If I had a dollar for every time someone has asked me what the antennas on my truck, or what the tower next to my house are/is for, I wouldn’t have to work. Similarly, once I tell that person they’re for Amateur Radio use, about 80% of the time, the next question out of their mouth is “What’s that?”
At first, I had a hard time explaining it. The words came out of my mouth but often made no sense to those with no technical background. It took me a long time, but I finally came up with a good boiler plate answer (with some help from the RAC, the ARRL, and the Amateur Radio Wiki),
Amateur Radio is a hobby. Those who are involved in Amateur Radio have a fascination with Radio Frequency (RF) communications, and are generally technically-inclined. Amateur Radio operators are licensed by their host government (in our case, we are governed by Industry Canada) after passing certain proficiency exams (in Canada, there are 2 technical exams, your Basic and Advanced, with an endorsement for Morse Code operational proficiency) and those licenses grant them access to certain parts of the RF Spectrum (basically, the air, also referred by those in the know as “from DC to Daylight”) for the purposes of communication, experimentation, public service, and emergency response.

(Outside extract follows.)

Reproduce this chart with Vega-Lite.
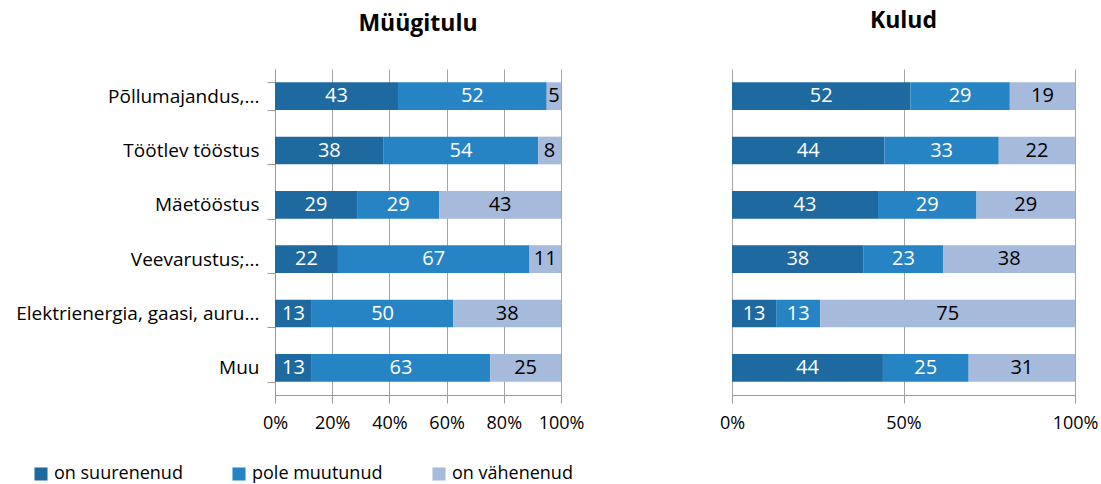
{
  "$schema": "https://vega.github.io/schema/vega-lite/v6.json",
  "padding": {"left": 15, "top": 10, "right": 3, "bottom": 3},
  "background": "white",
  "config": {
    "font": "Open Sans",
    "view": {"stroke": null},
    "concat": {"spacing": 135},
    "legend": {
      "orient": "none", "legendX": -243, "legendY": 396, "direction": "horizontal",
      "symbolType": "square", "symbolSize": 170, "symbolStrokeWidth": 0,
      "labelFontSize": 18, "labelColor": "black", "columnPadding": 47, "labelOffset": 4
    }
  },
  "data": {"values": [
    {"panel": "Müügitulu", "cat": "Põllumajandus,...", "series": "on suurenenud", "k": 1, "value": 43},
    {"panel": "Müügitulu", "cat": "Põllumajandus,...", "series": "pole muutunud", "k": 2, "value": 52},
    {"panel": "Müügitulu", "cat": "Põllumajandus,...", "series": "on vähenenud", "k": 3, "value": 5},
    {"panel": "Müügitulu", "cat": "Töötlev tööstus", "series": "on suurenenud", "k": 1, "value": 38},
    {"panel": "Müügitulu", "cat": "Töötlev tööstus", "series": "pole muutunud", "k": 2, "value": 54},
    {"panel": "Müügitulu", "cat": "Töötlev tööstus", "series": "on vähenenud", "k": 3, "value": 8},
    {"panel": "Müügitulu", "cat": "Mäetööstus", "series": "on suurenenud", "k": 1, "value": 29},
    {"panel": "Müügitulu", "cat": "Mäetööstus", "series": "pole muutunud", "k": 2, "value": 29},
    {"panel": "Müügitulu", "cat": "Mäetööstus", "series": "on vähenenud", "k": 3, "value": 43},
    {"panel": "Müügitulu", "cat": "Veevarustus;...", "series": "on suurenenud", "k": 1, "value": 22},
    {"panel": "Müügitulu", "cat": "Veevarustus;...", "series": "pole muutunud", "k": 2, "value": 67},
    {"panel": "Müügitulu", "cat": "Veevarustus;...", "series": "on vähenenud", "k": 3, "value": 11},
    {"panel": "Müügitulu", "cat": "Elektrienergia, gaasi, auru...", "series": "on suurenenud", "k": 1, "value": 13},
    {"panel": "Müügitulu", "cat": "Elektrienergia, gaasi, auru...", "series": "pole muutunud", "k": 2, "value": 50},
    {"panel": "Müügitulu", "cat": "Elektrienergia, gaasi, auru...", "series": "on vähenenud", "k": 3, "value": 38},
    {"panel": "Müügitulu", "cat": "Muu", "series": "on suurenenud", "k": 1, "value": 13},
    {"panel": "Müügitulu", "cat": "Muu", "series": "pole muutunud", "k": 2, "value": 63},
    {"panel": "Müügitulu", "cat": "Muu", "series": "on vähenenud", "k": 3, "value": 25},
    {"panel": "Kulud", "cat": "Põllumajandus,...", "series": "on suurenenud", "k": 1, "value": 52},
    {"panel": "Kulud", "cat": "Põllumajandus,...", "series": "pole muutunud", "k": 2, "value": 29},
    {"panel": "Kulud", "cat": "Põllumajandus,...", "series": "on vähenenud", "k": 3, "value": 19},
    {"panel": "Kulud", "cat": "Töötlev tööstus", "series": "on suurenenud", "k": 1, "value": 44},
    {"panel": "Kulud", "cat": "Töötlev tööstus", "series": "pole muutunud", "k": 2, "value": 33},
    {"panel": "Kulud", "cat": "Töötlev tööstus", "series": "on vähenenud", "k": 3, "value": 22},
    {"panel": "Kulud", "cat": "Mäetööstus", "series": "on suurenenud", "k": 1, "value": 43},
    {"panel": "Kulud", "cat": "Mäetööstus", "series": "pole muutunud", "k": 2, "value": 29},
    {"panel": "Kulud", "cat": "Mäetööstus", "series": "on vähenenud", "k": 3, "value": 29},
    {"panel": "Kulud", "cat": "Veevarustus;...", "series": "on suurenenud", "k": 1, "value": 38},
    {"panel": "Kulud", "cat": "Veevarustus;...", "series": "pole muutunud", "k": 2, "value": 23},
    {"panel": "Kulud", "cat": "Veevarustus;...", "series": "on vähenenud", "k": 3, "value": 38},
    {"panel": "Kulud", "cat": "Elektrienergia, gaasi, auru...", "series": "on suurenenud", "k": 1, "value": 13},
    {"panel": "Kulud", "cat": "Elektrienergia, gaasi, auru...", "series": "pole muutunud", "k": 2, "value": 13},
    {"panel": "Kulud", "cat": "Elektrienergia, gaasi, auru...", "series": "on vähenenud", "k": 3, "value": 75},
    {"panel": "Kulud", "cat": "Muu", "series": "on suurenenud", "k": 1, "value": 44},
    {"panel": "Kulud", "cat": "Muu", "series": "pole muutunud", "k": 2, "value": 25},
    {"panel": "Kulud", "cat": "Muu", "series": "on vähenenud", "k": 3, "value": 31}
  ]},
  "hconcat": [
    {
      "width": 286, "height": 326,
      "title": {"text": "Müügitulu", "fontSize": 23, "fontWeight": "bold", "offset": 24, "frame": "group", "color": "black"},
      "transform": [
        {"filter": "datum.panel == 'Müügitulu'"},
        {"stack": "value", "groupby": ["cat"], "sort": [{"field": "k"}], "offset": "normalize", "as": ["v0", "v1"]},
        {"calculate": "(datum.v0 + datum.v1) / 2", "as": "mid"}
      ],
      "encoding": {
        "y": {
          "field": "cat", "type": "nominal",
          "sort": ["Põllumajandus,...", "Töötlev tööstus", "Mäetööstus", "Veevarustus;...", "Elektrienergia, gaasi, auru...", "Muu"],
          "scale": {"paddingInner": 0.49, "paddingOuter": 0.245},
          "axis": {"title": null, "labelFontSize": 19, "labelColor": "black", "labelPadding": 8, "labelLimit": 320,
                   "tickBand": "extent", "tickSize": 8, "tickColor": "#999999", "domainColor": "#999999", "grid": false}
        }
      },
      "layer": [
        {
          "mark": {"type": "bar"},
          "encoding": {
            "x": {"field": "v0", "type": "quantitative", "scale": {"domain": [0, 1]},
                  "axis": {"title": null, "format": ".0%", "values": [0, 0.2, 0.4, 0.6, 0.8, 1], "grid": true, "gridColor": "#a6a6a6",
                           "tickSize": 8, "tickColor": "#999999", "domainColor": "#999999", "labelFontSize": 18, "labelColor": "black",
                           "labelPadding": 11, "labelFlush": false}},
            "x2": {"field": "v1"},
            "color": {"field": "series", "type": "nominal", "title": null,
                      "scale": {"domain": ["on suurenenud", "pole muutunud", "on vähenenud"], "range": ["#1e69a0", "#2684c4", "#a6badc"]}}
          }
        },
        {
          "mark": {"type": "text", "fontSize": 20},
          "encoding": {
            "x": {"field": "mid", "type": "quantitative"},
            "text": {"field": "value", "type": "quantitative"},
            "color": {"condition": {"test": "datum.k < 3", "value": "white"}, "value": "black"}
          }
        }
      ]
    },
    {
      "width": 343, "height": 326,
      "title": {"text": "Kulud", "fontSize": 23, "fontWeight": "bold", "offset": 36, "frame": "group", "color": "black"},
      "transform": [
        {"filter": "datum.panel == 'Kulud'"},
        {"stack": "value", "groupby": ["cat"], "sort": [{"field": "k"}], "offset": "normalize", "as": ["v0", "v1"]},
        {"calculate": "(datum.v0 + datum.v1) / 2", "as": "mid"}
      ],
      "encoding": {
        "y": {
          "field": "cat", "type": "nominal",
          "sort": ["Põllumajandus,...", "Töötlev tööstus", "Mäetööstus", "Veevarustus;...", "Elektrienergia, gaasi, auru...", "Muu"],
          "scale": {"paddingInner": 0.49, "paddingOuter": 0.245},
          "axis": {"title": null, "labels": false, "ticks": false, "domain": false, "grid": false}
        }
      },
      "layer": [
        {
          "mark": {"type": "bar"},
          "encoding": {
            "x": {"field": "v0", "type": "quantitative", "scale": {"domain": [0, 1]},
                  "axis": {"title": null, "format": ".0%", "values": [0, 0.5, 1], "grid": true, "gridColor": "#a6a6a6",
                           "tickSize": 8, "tickColor": "#999999", "domainColor": "#999999", "labelFontSize": 18, "labelColor": "black",
                           "labelPadding": 11, "labelFlush": false}},
            "x2": {"field": "v1"},
            "color": {"field": "series", "type": "nominal", "title": null,
                      "scale": {"domain": ["on suurenenud", "pole muutunud", "on vähenenud"], "range": ["#1e69a0", "#2684c4", "#a6badc"]}}
          }
        },
        {
          "mark": {"type": "text", "fontSize": 20},
          "encoding": {
            "x": {"field": "mid", "type": "quantitative"},
            "text": {"field": "value", "type": "quantitative"},
            "color": {"condition": {"test": "datum.k < 3", "value": "white"}, "value": "black"}
          }
        }
      ]
    }
  ]
}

Now, just having access to spectrum is one thing. How do you communicate? Well, first you need a radio 🙂 As well, there are several “modes” of communication. It can be as simple as picking up a microphone and talking. Or, you can use Morse Code, you can plug your radio into your computer and use one of several available digital modes to communicate via text (Amateur Radio operators have been instant messaging for a long time before the Internet was around), or you can even get the appropriate equipment and video-conference with other operators.
Personally, I use my equipment to keep in touch with operators local to me, as well as with a few friends I’ve made in other far away places. As well, I’m an emergency preparedness guy, and you don’t get more fundamental when it comes to emergency communications than Amateur Radio. We don’t need an extensive network or a large infrastructure to communicate over any sort of distance, and most of us are prepared for such events. In fact, most countries have a rider in their licensing agreement that states that anyone possessing an Amateur Radio license is obligated to serve in an emergency communications capacity when properly called upon by that government. As well, during WWII when several Allied countries shut down the Amateur Radio Service for reasons of national security, licensees were encouraged to enlist with the military to serve as communicators, or teach communications and electronics for the Allied Armed Forces.
Anyways, a brief (yes, in my world, this is considered brief. Brevity was never a strong suit of mine) explanation of Amateur Radio, what it means to me, and why I love it so much.
vy (very) 73 (good wishes) de (from) VA3QR (me).